Google is one of my favorite web companies because of all the incredible free apps they offer. They are my go-to for email, calendar and photos, and now they are my first choice for online file storage.
After many months of its rumored existence, Google Drive was finally launched on April 24, 2012. Now that it’s been a little over a month, it’s time to see how Google Drive stacks up against its competitors.
Like all Google products, setting up your Google Drive account is a breeze. Sign in with your Google account and visit drive.google.com/start to get started.
Google Drive’s web app is very similar to Google’s other products. If you are an avid Google users, you’ll feel right at home. If you don’t have the Google Drive desktop app installed, you’ll be prompted to download it if you want; and you can easily tell Google to stop reminding you about it.
Above is my Google Drive in Chrome. I downloaded the desktop client and immediately copied my entire Dropbox over to Google Drive. It was easy and only took an hour or so to upload about 10 GB worth of files. Google Drive kept all of my modified dates intact when I moved files via Windows, which I thought was very neat.
Google Drive Desktop
The desktop app for Google Drive is very similar to Dropbox. After you download and install Google Drive, you’ll be prompted to login with your credentials. You can choose to only sync certain folders to your computer, or you can sync all of them. You can also change the location of your Google Drive folder if you wish (the default location is in your user folder (C:/Users/YourName/Google Drive).
Your folders and files are available inside your Google Drive folder just like a regular Windows folder. You can use Windows Explorer to add and manage files and folders. Google Drive puts small icons on files and folders to signify whether they have been synced or are in the process of syncing, just like Dropbox.
Google Drive Everywhere
One of Google Drive’s best features is that you can access your files anywhere. There is desktop software available for Windows, Mac and Chrome OS, and for Android (iOS is coming soon). You can also access your files at any time by visiting https://drive.google.com.

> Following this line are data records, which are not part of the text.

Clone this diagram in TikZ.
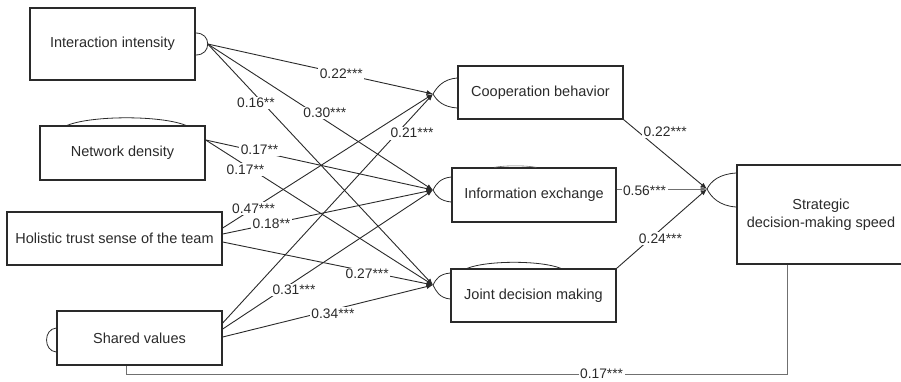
\documentclass[tikz,border=0pt]{standalone}
\usepackage{fontspec}
\setmainfont{Liberation Sans}
\usetikzlibrary{calc,arrows.meta}
\definecolor{ink}{HTML}{2A2A2A}
\definecolor{soft}{HTML}{707070}
\begin{document}
\begin{tikzpicture}[x=1pt,y=-1pt,
  construct/.style={draw=ink,line width=1.4pt,rectangle,inner sep=0pt,text=ink,
    font=\fontsize{14.5}{18}\selectfont,align=center},
  effect/.style={draw=ink,line width=0.9pt,-{Latex[length=6.5pt,width=5pt]}},
  coef/.style={fill=white,inner sep=1.5pt,text=ink,font=\fontsize{13.8}{16}\selectfont},
  curl/.style={draw=ink,line width=0.8pt},
  feedback/.style={draw=soft,line width=1pt}]
\useasboundingbox (0,0) rectangle (901,381);

% constructs
\node[construct,minimum width=165pt,minimum height=72pt] (ii) at (112.5,44) {Interaction intensity};
\node[construct,minimum width=165pt,minimum height=54pt] (nd) at (122.5,153) {Network density};
\node[construct,minimum width=215pt,minimum height=53pt] (ht) at (114.5,238.5) {Holistic trust sense of the team};
\node[construct,minimum width=165pt,minimum height=54pt] (sv) at (139.5,338) {Shared values};
\node[construct,minimum width=165pt,minimum height=53pt] (cb) at (540.5,92.5) {Cooperation behavior};
\node[construct,minimum width=164pt,minimum height=54pt] (ie) at (534,195) {Information exchange};
\node[construct,minimum width=165pt,minimum height=53pt] (jd) at (533.5,295.5) {Joint decision making};
\node[construct,minimum width=168pt,minimum height=99pt] (sd) at (821,214.5) {Strategic\\decision-making speed};

% convergence points and path ends
\coordinate (cbin) at (433,94);
\coordinate (iein) at (433,190);
\coordinate (jdin) at (433,285);
\coordinate (sdin) at (707,189);
\coordinate (iiout) at ($(ii.east)+(12,0)$);
\coordinate (ndout) at ($(nd.east)+(0,-13)$);
\coordinate (hta) at ($(ht.east)+(0,-10.5)$);
\coordinate (htb) at ($(ht.east)+(0,-4.5)$);
\coordinate (htc) at ($(ht.east)+(0,3.5)$);
\coordinate (sva) at ($(sv.east)+(0,-15)$);
\coordinate (svb) at ($(sv.east)+(0,-9)$);
\coordinate (svc) at ($(sv.east)+(0,-1)$);
\coordinate (sdbot) at ($(sd.south west)+(51,0)$);
\coordinate (svbot) at ($(sv.south west)+(70,0)$);
\coordinate (baseline) at (0,374);

% curved marks on the boxes
\draw[curl] ($(ii.east)+(0,-11)$) .. controls +(8,0) and +(0,-6) .. (iiout)
  .. controls +(0,6) and +(8,0) .. ($(ii.east)+(0,11)$);
\draw[curl] ($(nd.north west)+(28,0)$) .. controls +(25,-10) and +(-25,-10) .. ($(nd.north east)+(-20,0)$);
\draw[curl] ($(sv.west)+(0,-10)$) .. controls +(-13,1) and +(-13,-1) .. ($(sv.west)+(0,14)$);
\draw[curl] ($(cb.west)+(0,-14.5)$) .. controls +(-14,1) and +(4,-7) .. (cbin)
  .. controls +(4,7) and +(-14,-1) .. ($(cb.west)+(0,15.5)$);
\draw[curl] ($(ie.west)+(0,-18)$) .. controls +(-11,1) and +(3,-6) .. (iein)
  .. controls +(3,6) and +(-11,-1) .. ($(ie.west)+(0,7)$);
\draw[draw=soft,line width=0.6pt] ($(ie.north west)+(43,0)$) .. controls +(12,-2) and +(-12,-2) .. ($(ie.north west)+(85,0)$);
\draw[curl] ($(jd.west)+(0,-22.5)$) .. controls +(-11,1) and +(3,-6) .. (jdin)
  .. controls +(3,6) and +(-11,-1) .. ($(jd.west)+(0,3.5)$);
\draw[curl] ($(jd.north west)+(17,0)$) .. controls +(20,-8) and +(-20,-8) .. ($(jd.north east)+(-56,0)$);
\draw[curl] ($(sd.west)+(0,-41.5)$) .. controls +(-17,1) and +(4,-8) .. (sdin)
  .. controls +(4,8) and +(-17,-1) .. ($(sd.west)+(0,-7.5)$);

% paths
\foreach \a/\b in {iiout/cbin, iiout/iein, iiout/jdin, ndout/iein, ndout/jdin,
                   hta/cbin, htb/iein, htc/jdin, sva/cbin, svb/iein, svc/jdin}
  \draw[effect] (\a) -- (\b);
\draw[effect] (cb.south east) -- (sdin);
\draw[effect,draw=soft] (ie.east |- sdin) -- (sdin);
\draw[effect] (jd.north east) -- (sdin);
\draw[feedback] (sdbot) -- (sdbot |- baseline) -- (svbot |- baseline) -- (svbot);

% path coefficients
\path (iiout) -- node[coef,pos=0.593] {0.22***} (cbin);
\path (iiout) -- node[coef,pos=0.52,yshift=7pt] {0.30***} (iein);
\path (iiout) -- node[coef,pos=0.245,xshift=-7pt] {0.16**} (jdin);
\path (ndout) -- node[coef,pos=0.237,yshift=2pt] {0.17**} (iein);
\path (ndout) -- node[coef,pos=0.175,yshift=-4.5pt] {0.17**} (jdin);
\path (hta) -- node[coef,pos=0.147] {0.47***} (cbin);
\path (htb) -- node[coef,pos=0.232] {0.18**} (iein);
\path (htc) -- node[coef,pos=0.687,yshift=-2.5pt] {0.27***} (jdin);
\path (sva) -- node[coef,pos=0.829,xshift=15pt] {0.21***} (cbin);
\path (svb) -- node[coef,pos=0.339,yshift=-8pt] {0.31***} (iein);
\path (svc) -- node[coef,pos=0.524,yshift=-4pt] {0.34***} (jdin);
\path (cb.south east) -- node[coef,pos=0.22,anchor=west,yshift=3pt] {0.22***} (sdin);
\path (ie.east |- sdin) -- node[coef,pos=0.308,yshift=-2pt] {0.56***} (sdin);
\path (jd.north east) -- node[coef,pos=0.374,xshift=10pt] {0.24***} (sdin);
\path (sdbot |- baseline) -- node[coef,pos=0.281] {0.17***} (svbot |- baseline);
\end{tikzpicture}
\end{document}
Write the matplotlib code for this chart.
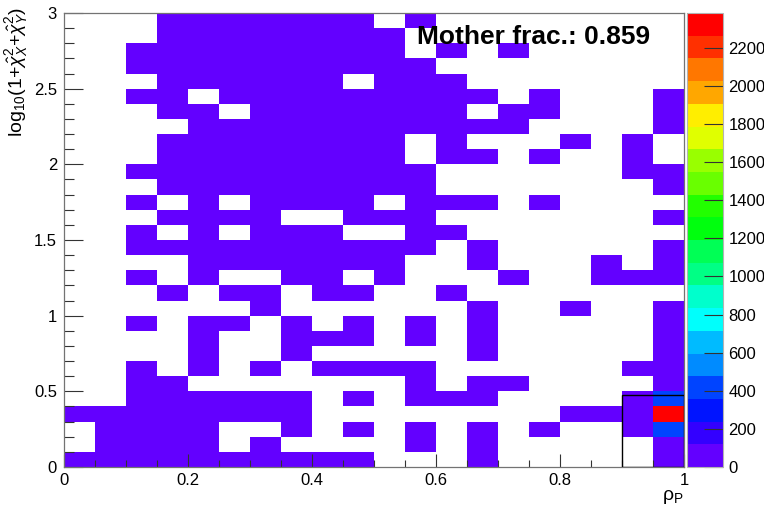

The Android client is very easy to use and gives you access to your files anytime you need them. You can even enable offline access for your most important files.
Google Drive integrates seamlessly with Google Docs and basically gives you an online office suite. And the best thing of all – files that are in Google Doc format don’t count toward your storage space. So if you convert your Office documents, spreadsheets and presentations to Google Docs formats, you won’t be taking away from your available space.
You can also enable conversion from Office formats to Google Docs formats upon upload, or be asked each time you upload a file.
You can view Office formatted files from the web interface, but you can’t edit them online unless you convert to Google Docs or download to your computer. On the desktop client, however, you can open Office (or other formats) just like you would from a regular folder. From the desktop client, you can view and edit Google Docs by double-clicking the file and it will launch the web interface.
Collaboration with others is easy with Google Docs; you can quickly share files or folders with anyone through the web interface. In addition to sharing, you can integrate apps from the Chrome Web Store into Google Drive to have instant access to your created files.
Don’t forget Google’s incredible search capabilities that are built in. If you’ve forgotten where you stored that spreadsheet, simply search for it and Google Drive will find it for you.
Google Drive also saves file changes while you’re working through the web interface, just in case something happens. You can also go back up to 30 days to find old revisions if you need to.
You get 5 GB of storage space for free. Upgrading your plan is very cheap: 25 GB is only $2.49 per month (less than 10 ¢ per GB) and 100 GB is only $4.99 per month (less than 5¢ per GB). They offer additional plans if you need even more storage space, and you can find information here.
Google Drive’s most popular competitor, Dropbox, is much more expensive when upgrading from the free plan. Dropbox only offers 50 GB ($9.99 per month) and 100 GB ($19.99 per month) for the casual user. While some other competing services offer more free space, there are downsides depending on the service, such as Windows SkyDrive limiting each file to 50 MB.
Another great thing about Google Drive is if you upgrade your storage space, the extra space can be used in Google Drive and Picasa.
Google Drive is an incredible online file storage solution that really blows its competitors out of the water. Personally, I am a fan of all things Google and after using Google Drive for a few days, I completely switched over from Dropbox for my cloud storage needs.
Even if the free 5 GB isn’t enough for you, the paid storage plans are very affordable, giving Google Drive a huge advantage over over services. As long as you’re willing to give Google more and more control over your online life, Google Drive is the best cloud-based file storage service available.